# TO BE DONE
Starting with the first line below, extract each line through the one that contains "from bokeh.resources import INLINE", inclusive, excluding pictures.

# PROVIDED INFORMATION
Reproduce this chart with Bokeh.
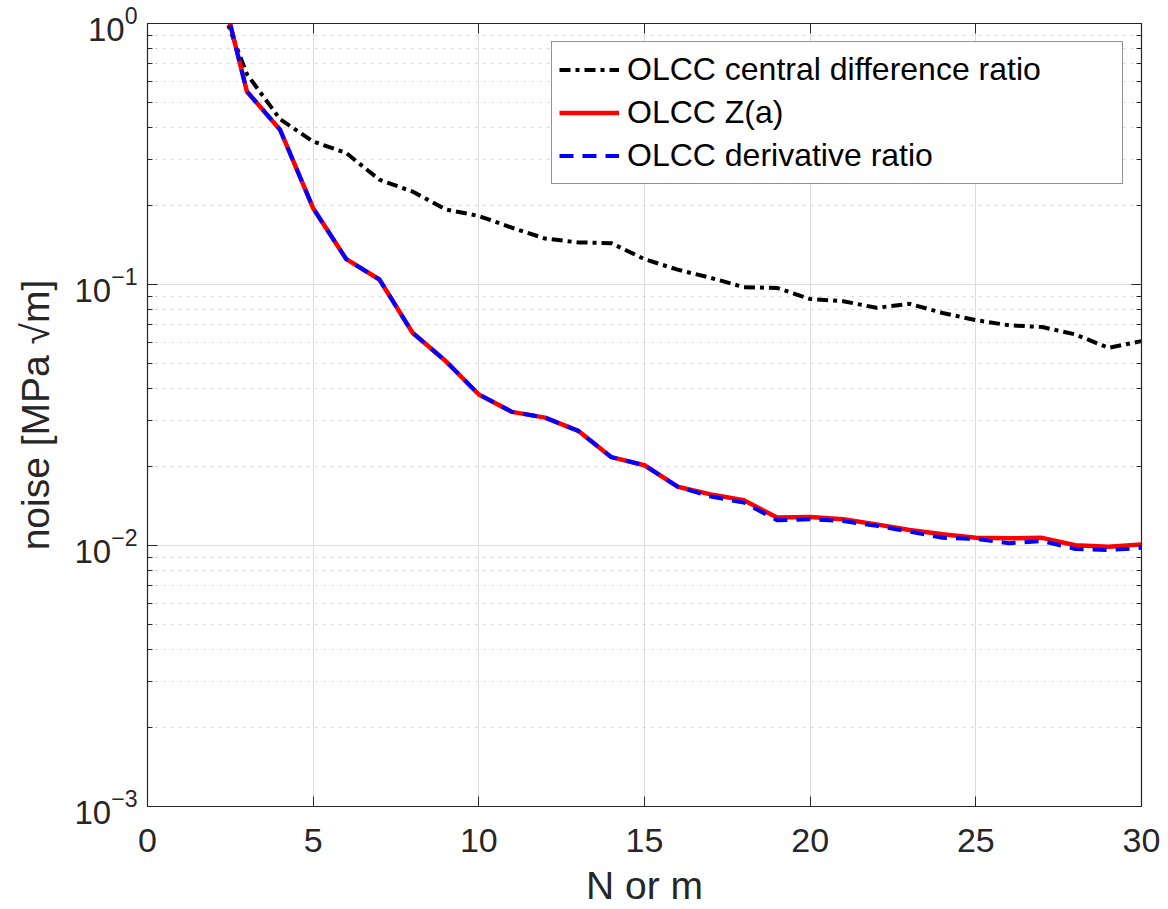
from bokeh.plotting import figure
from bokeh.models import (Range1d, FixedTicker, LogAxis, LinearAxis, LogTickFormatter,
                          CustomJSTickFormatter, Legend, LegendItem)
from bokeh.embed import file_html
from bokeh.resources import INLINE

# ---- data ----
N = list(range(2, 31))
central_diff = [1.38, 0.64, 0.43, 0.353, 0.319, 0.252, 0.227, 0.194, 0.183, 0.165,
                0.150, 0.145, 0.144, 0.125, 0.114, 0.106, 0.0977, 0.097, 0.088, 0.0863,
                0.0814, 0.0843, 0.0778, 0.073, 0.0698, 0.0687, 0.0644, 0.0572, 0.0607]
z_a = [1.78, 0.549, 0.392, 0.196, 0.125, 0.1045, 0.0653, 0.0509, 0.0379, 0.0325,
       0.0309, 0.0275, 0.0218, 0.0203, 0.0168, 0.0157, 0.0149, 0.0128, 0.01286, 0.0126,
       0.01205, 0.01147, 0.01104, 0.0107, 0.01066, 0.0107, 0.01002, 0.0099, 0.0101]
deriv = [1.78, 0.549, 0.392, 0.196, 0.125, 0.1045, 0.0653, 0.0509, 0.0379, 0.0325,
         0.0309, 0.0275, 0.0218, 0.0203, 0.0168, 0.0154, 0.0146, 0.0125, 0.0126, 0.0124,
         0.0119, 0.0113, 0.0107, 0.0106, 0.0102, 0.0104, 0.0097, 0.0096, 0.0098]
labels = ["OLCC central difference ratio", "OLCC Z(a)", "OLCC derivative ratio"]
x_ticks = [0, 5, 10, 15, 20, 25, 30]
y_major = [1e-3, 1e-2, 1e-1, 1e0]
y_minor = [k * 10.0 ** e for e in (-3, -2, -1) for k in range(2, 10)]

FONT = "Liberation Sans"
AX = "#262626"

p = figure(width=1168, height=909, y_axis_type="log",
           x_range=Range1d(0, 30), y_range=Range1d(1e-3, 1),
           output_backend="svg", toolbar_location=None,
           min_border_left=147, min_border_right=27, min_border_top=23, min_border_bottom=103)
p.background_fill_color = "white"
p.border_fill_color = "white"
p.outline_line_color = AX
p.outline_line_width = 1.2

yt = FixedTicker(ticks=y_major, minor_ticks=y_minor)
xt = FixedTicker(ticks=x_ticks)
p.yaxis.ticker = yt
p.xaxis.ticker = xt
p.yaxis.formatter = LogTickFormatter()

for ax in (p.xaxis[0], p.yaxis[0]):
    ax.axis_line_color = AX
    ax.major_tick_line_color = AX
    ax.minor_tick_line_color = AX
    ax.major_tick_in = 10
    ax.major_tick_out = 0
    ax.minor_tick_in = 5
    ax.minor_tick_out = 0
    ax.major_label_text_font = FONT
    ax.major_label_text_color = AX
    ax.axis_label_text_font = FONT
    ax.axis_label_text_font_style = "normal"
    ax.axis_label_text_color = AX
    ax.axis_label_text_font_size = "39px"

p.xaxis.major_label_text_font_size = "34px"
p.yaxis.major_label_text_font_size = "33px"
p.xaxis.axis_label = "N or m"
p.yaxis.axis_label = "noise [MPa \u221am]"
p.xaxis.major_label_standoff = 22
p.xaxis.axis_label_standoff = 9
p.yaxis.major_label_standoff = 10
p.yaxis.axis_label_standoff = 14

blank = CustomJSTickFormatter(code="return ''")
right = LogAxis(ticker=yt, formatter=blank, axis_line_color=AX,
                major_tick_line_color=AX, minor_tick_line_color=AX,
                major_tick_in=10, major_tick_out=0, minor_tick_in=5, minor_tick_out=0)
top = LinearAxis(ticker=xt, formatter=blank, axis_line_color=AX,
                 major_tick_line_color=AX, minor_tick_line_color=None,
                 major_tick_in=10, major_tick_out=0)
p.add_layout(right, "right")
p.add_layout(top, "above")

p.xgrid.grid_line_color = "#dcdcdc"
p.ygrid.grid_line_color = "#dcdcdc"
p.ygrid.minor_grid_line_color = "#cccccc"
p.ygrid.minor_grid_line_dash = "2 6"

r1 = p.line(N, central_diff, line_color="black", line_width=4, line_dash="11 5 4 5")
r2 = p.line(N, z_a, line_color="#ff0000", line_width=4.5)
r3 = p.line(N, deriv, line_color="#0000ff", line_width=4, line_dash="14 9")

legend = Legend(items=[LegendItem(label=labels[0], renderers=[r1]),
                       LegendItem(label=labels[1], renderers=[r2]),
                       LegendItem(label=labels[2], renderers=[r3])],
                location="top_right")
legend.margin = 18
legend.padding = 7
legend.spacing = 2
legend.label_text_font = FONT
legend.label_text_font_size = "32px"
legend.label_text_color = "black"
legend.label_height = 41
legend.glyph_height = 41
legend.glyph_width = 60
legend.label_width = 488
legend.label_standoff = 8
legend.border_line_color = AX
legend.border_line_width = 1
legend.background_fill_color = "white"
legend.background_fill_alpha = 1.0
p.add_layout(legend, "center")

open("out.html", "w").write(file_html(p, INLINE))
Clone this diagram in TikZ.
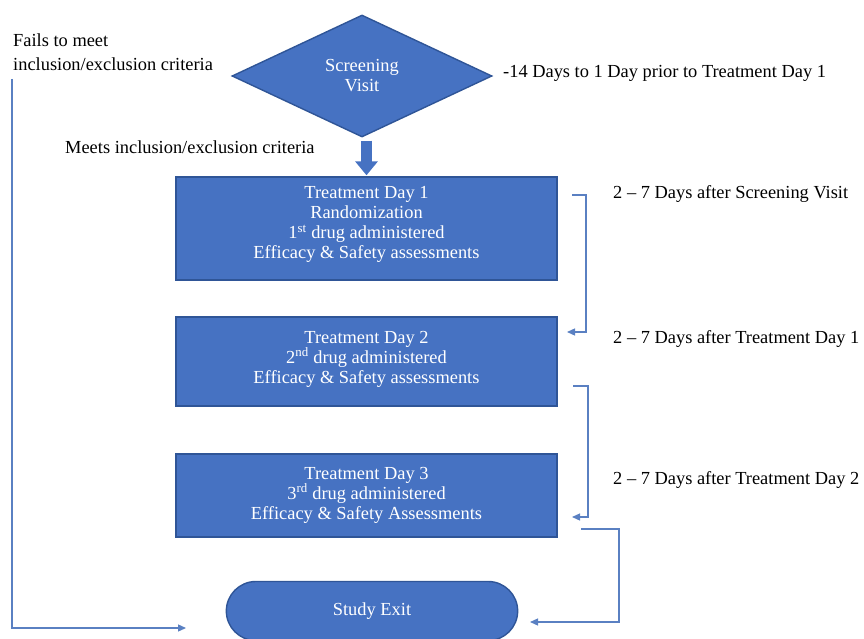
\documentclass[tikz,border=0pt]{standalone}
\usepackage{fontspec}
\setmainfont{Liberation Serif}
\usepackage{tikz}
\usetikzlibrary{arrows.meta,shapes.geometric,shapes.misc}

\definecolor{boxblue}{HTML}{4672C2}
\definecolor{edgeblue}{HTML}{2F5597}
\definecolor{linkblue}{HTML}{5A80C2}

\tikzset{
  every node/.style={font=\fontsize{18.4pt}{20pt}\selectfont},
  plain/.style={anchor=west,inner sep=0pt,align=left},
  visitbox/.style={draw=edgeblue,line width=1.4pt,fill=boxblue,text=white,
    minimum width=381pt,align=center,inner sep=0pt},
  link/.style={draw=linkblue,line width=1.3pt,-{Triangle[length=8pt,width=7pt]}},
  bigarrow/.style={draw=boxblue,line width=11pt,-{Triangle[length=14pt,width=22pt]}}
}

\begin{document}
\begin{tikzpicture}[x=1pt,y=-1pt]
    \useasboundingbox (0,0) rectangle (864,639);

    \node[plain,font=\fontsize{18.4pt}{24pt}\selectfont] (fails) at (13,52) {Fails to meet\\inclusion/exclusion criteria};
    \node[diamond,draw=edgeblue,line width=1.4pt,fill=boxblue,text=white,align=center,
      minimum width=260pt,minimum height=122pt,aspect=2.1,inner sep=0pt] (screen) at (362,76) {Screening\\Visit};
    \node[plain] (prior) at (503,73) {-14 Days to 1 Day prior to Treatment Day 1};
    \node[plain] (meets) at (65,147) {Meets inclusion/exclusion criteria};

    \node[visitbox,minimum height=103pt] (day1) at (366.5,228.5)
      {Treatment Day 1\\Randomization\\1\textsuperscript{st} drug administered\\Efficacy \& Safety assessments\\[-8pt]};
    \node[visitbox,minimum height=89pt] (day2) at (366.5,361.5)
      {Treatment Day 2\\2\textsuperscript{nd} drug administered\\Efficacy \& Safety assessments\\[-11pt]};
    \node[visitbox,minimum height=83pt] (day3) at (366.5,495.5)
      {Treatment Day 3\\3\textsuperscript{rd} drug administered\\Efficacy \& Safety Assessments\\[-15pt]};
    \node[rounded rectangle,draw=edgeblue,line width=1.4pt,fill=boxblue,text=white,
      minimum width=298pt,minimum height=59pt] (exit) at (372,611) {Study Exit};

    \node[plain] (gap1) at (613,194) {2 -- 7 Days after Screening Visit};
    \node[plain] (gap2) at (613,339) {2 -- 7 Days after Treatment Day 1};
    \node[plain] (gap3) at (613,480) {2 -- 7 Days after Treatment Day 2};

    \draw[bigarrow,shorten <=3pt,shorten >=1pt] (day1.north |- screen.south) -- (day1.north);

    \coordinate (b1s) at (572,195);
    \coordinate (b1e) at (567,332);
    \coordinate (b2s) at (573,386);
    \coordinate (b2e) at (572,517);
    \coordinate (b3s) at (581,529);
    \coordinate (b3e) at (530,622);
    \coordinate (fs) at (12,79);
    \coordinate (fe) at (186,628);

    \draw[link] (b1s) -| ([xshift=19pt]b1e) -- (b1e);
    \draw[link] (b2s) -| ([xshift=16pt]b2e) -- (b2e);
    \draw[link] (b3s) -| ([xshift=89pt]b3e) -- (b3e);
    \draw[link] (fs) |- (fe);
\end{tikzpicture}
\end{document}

# RESPONSE TO THE EXERCISE
Reproduce this chart with Bokeh.
from bokeh.plotting import figure
from bokeh.models import (Range1d, FixedTicker, LogAxis, LinearAxis, LogTickFormatter,
                          CustomJSTickFormatter, Legend, LegendItem)
from bokeh.embed import file_html
from bokeh.resources import INLINE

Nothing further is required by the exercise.